#### Code that draws figures:
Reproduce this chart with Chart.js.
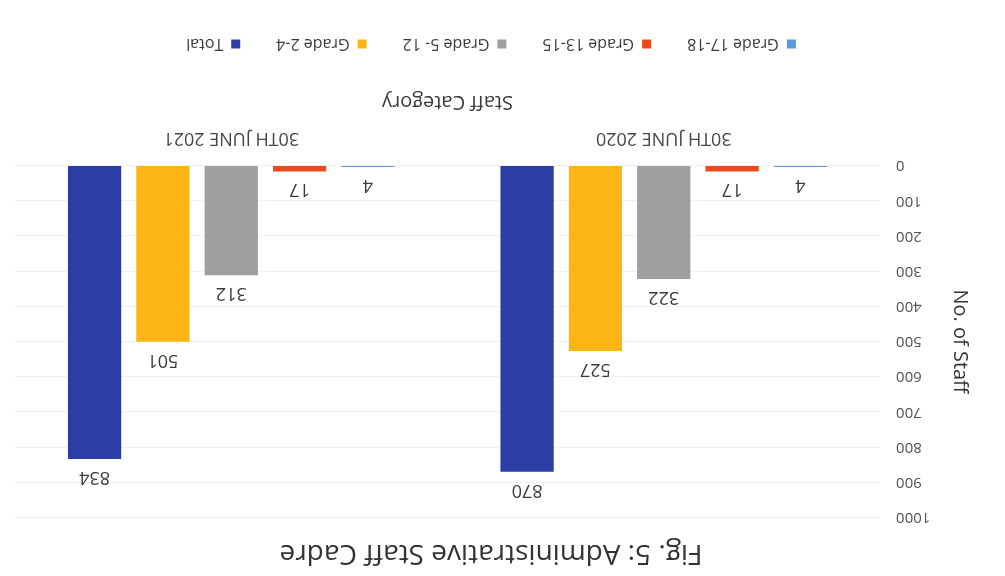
<!DOCTYPE html>
<html>
<head>
<meta charset="utf-8">
<title>Fig. 5: Administrative Staff Cadre</title>
<script src="https://cdn.jsdelivr.net/npm/chart.js@4.4.1/dist/chart.umd.min.js"></script>
<style>
  html, body { margin: 0; padding: 0; background: #ffffff; }
  #wrap { width: 1005px; height: 576px; transform: rotate(180deg); transform-origin: 50% 50%; }
  canvas { display: block; }
</style>
</head>
<body>
<div id="wrap"><canvas id="chart" width="1005" height="576"></canvas></div>
<script>
// Staff counts by grade at each reporting date
const categories = ['30TH JUNE 2020', '30TH JUNE 2021'];
const seriesNames = ['Grade 17-18', 'Grade 13-15', 'Grade 5- 12', 'Grade 2-4', 'Total'];
const grade17to18 = [4, 4];
const grade13to15 = [17, 17];
const grade5to12 = [322, 312];
const grade2to4 = [527, 501];
const totalStaff = [870, 834];
const yTicks = [0, 100, 200, 300, 400, 500, 600, 700, 800, 900, 1000];

const seriesColors = ['#5b9be0', '#ec4a1c', '#a19e9f', '#fbb616', '#2c3ea6'];
const seriesValues = [grade17to18, grade13to15, grade5to12, grade2to4, totalStaff];

const FONT = '"Open Sans", "Noto Sans", sans-serif';

// Writes each bar's value above it
const valueLabels = {
  id: 'valueLabels',
  afterDatasetsDraw(chart) {
    const ctx = chart.ctx;
    ctx.save();
    ctx.font = '18px ' + FONT;
    ctx.fillStyle = '#3d3a3a';
    ctx.textAlign = 'center';
    ctx.textBaseline = 'bottom';
    chart.data.datasets.forEach((ds, i) => {
      const meta = chart.getDatasetMeta(i);
      meta.data.forEach((bar, j) => {
        ctx.fillText(String(ds.data[j]), bar.x, bar.y - 9);
      });
    });
    ctx.restore();
  }
};

new Chart(document.getElementById('chart'), {
  type: 'bar',
  data: {
    labels: categories,
    datasets: seriesNames.map((name, i) => ({
      label: name,
      data: seriesValues[i],
      backgroundColor: seriesColors[i],
      borderWidth: 0,
      categoryPercentage: 0.79,
      barPercentage: 0.78
    }))
  },
  options: {
    responsive: false,
    animation: false,
    layout: { padding: { top: 6, right: 15, bottom: 26, left: 38 } },
    plugins: {
      title: {
        display: true,
        text: 'Fig. 5: Administrative Staff Cadre',
        color: '#333333',
        font: { family: FONT, size: 28, weight: 'normal' },
        padding: { top: 0, bottom: 19 }
      },
      legend: {
        position: 'bottom',
        labels: {
          color: '#3d3a3a',
          font: { family: FONT, size: 16 },
          boxWidth: 9,
          boxHeight: 9,
          padding: 36
        }
      },
      tooltip: { enabled: false }
    },
    scales: {
      x: {
        grid: { display: false },
        border: { display: false },
        ticks: { color: '#4a4444', font: { family: FONT, size: 18 }, padding: 9 },
        title: {
          display: true,
          text: 'Staff Category',
          color: '#3d3a3a',
          font: { family: FONT, size: 20 },
          padding: { top: 4, bottom: 2 }
        }
      },
      y: {
        min: 0,
        max: 1000,
        afterBuildTicks(scale) { scale.ticks = yTicks.map(v => ({ value: v })); },
        afterFit(scale) { scale.width = 87; },
        grid: { color: 'rgba(215,170,170,0.18)', drawTicks: false },
        border: { display: false },
        ticks: {
          color: '#5a5050',
          font: { family: FONT, size: 15 },
          padding: 16,
          callback: (v) => String(v)
        },
        title: {
          display: true,
          text: 'No. of Staff',
          color: '#333333',
          font: { family: FONT, size: 20 },
          padding: { top: -5, bottom: 0 }
        }
      }
    }
  },
  plugins: [valueLabels]
});
</script>
</body>
</html>
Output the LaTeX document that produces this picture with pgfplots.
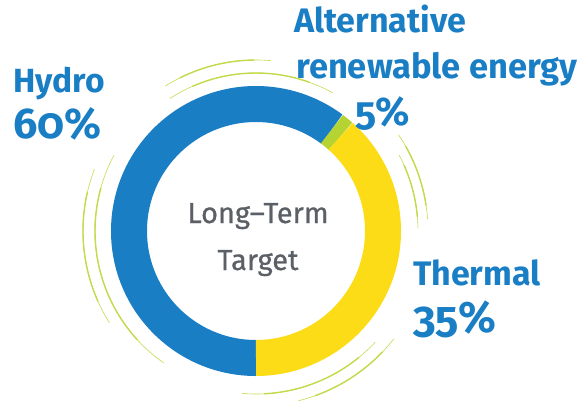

#### What to do:
Make an exact copy of every record, pictures excluded.

#### Right answer:
Reproduce this chart with Chart.js.
<!DOCTYPE html>
<html>
<head>
<meta charset="utf-8">
<title>Fig. 5: Administrative Staff Cadre</title>
<script src="https://cdn.jsdelivr.net/npm/chart.js@4.4.1/dist/chart.umd.min.js"></script>
<style>
  html, body { margin: 0; padding: 0; background: #ffffff; }
  #wrap { width: 1005px; height: 576px; transform: rotate(180deg); transform-origin: 50% 50%; }
  canvas { display: block; }
</style>
</head>
<body>
<div id="wrap"><canvas id="chart" width="1005" height="576"></canvas></div>
<script>
// Staff counts by grade at each reporting date
const categories = ['30TH JUNE 2020', '30TH JUNE 2021'];
const seriesNames = ['Grade 17-18', 'Grade 13-15', 'Grade 5- 12', 'Grade 2-4', 'Total'];
const grade17to18 = [4, 4];
const grade13to15 = [17, 17];
const grade5to12 = [322, 312];
const grade2to4 = [527, 501];
const totalStaff = [870, 834];
const yTicks = [0, 100, 200, 300, 400, 500, 600, 700, 800, 900, 1000];

const seriesColors = ['#5b9be0', '#ec4a1c', '#a19e9f', '#fbb616', '#2c3ea6'];
const seriesValues = [grade17to18, grade13to15, grade5to12, grade2to4, totalStaff];

const FONT = '"Open Sans", "Noto Sans", sans-serif';

// Writes each bar's value above it
const valueLabels = {
  id: 'valueLabels',
  afterDatasetsDraw(chart) {
    const ctx = chart.ctx;
    ctx.save();
    ctx.font = '18px ' + FONT;
    ctx.fillStyle = '#3d3a3a';
    ctx.textAlign = 'center';
    ctx.textBaseline = 'bottom';
    chart.data.datasets.forEach((ds, i) => {
      const meta = chart.getDatasetMeta(i);
      meta.data.forEach((bar, j) => {
        ctx.fillText(String(ds.data[j]), bar.x, bar.y - 9);
      });
    });
    ctx.restore();
  }
};

new Chart(document.getElementById('chart'), {
  type: 'bar',
  data: {
    labels: categories,
    datasets: seriesNames.map((name, i) => ({
      label: name,
      data: seriesValues[i],
      backgroundColor: seriesColors[i],
      borderWidth: 0,
      categoryPercentage: 0.79,
      barPercentage: 0.78
    }))
  },
  options: {
    responsive: false,
    animation: false,
    layout: { padding: { top: 6, right: 15, bottom: 26, left: 38 } },
    plugins: {
      title: {
        display: true,
        text: 'Fig. 5: Administrative Staff Cadre',
        color: '#333333',
        font: { family: FONT, size: 28, weight: 'normal' },
        padding: { top: 0, bottom: 19 }
      },
      legend: {
        position: 'bottom',
        labels: {
          color: '#3d3a3a',
          font: { family: FONT, size: 16 },
          boxWidth: 9,
          boxHeight: 9,
          padding: 36
        }
      },
      tooltip: { enabled: false }
    },
    scales: {
      x: {
        grid: { display: false },
        border: { display: false },
        ticks: { color: '#4a4444', font: { family: FONT, size: 18 }, padding: 9 },
        title: {
          display: true,
          text: 'Staff Category',
          color: '#3d3a3a',
          font: { family: FONT, size: 20 },
          padding: { top: 4, bottom: 2 }
        }
      },
      y: {
        min: 0,
        max: 1000,
        afterBuildTicks(scale) { scale.ticks = yTicks.map(v => ({ value: v })); },
        afterFit(scale) { scale.width = 87; },
        grid: { color: 'rgba(215,170,170,0.18)', drawTicks: false },
        border: { display: false },
        ticks: {
          color: '#5a5050',
          font: { family: FONT, size: 15 },
          padding: 16,
          callback: (v) => String(v)
        },
        title: {
          display: true,
          text: 'No. of Staff',
          color: '#333333',
          font: { family: FONT, size: 20 },
          padding: { top: -5, bottom: 0 }
        }
      }
    }
  },
  plugins: [valueLabels]
});
</script>
</body>
</html>
Output the LaTeX document that produces this picture with pgfplots.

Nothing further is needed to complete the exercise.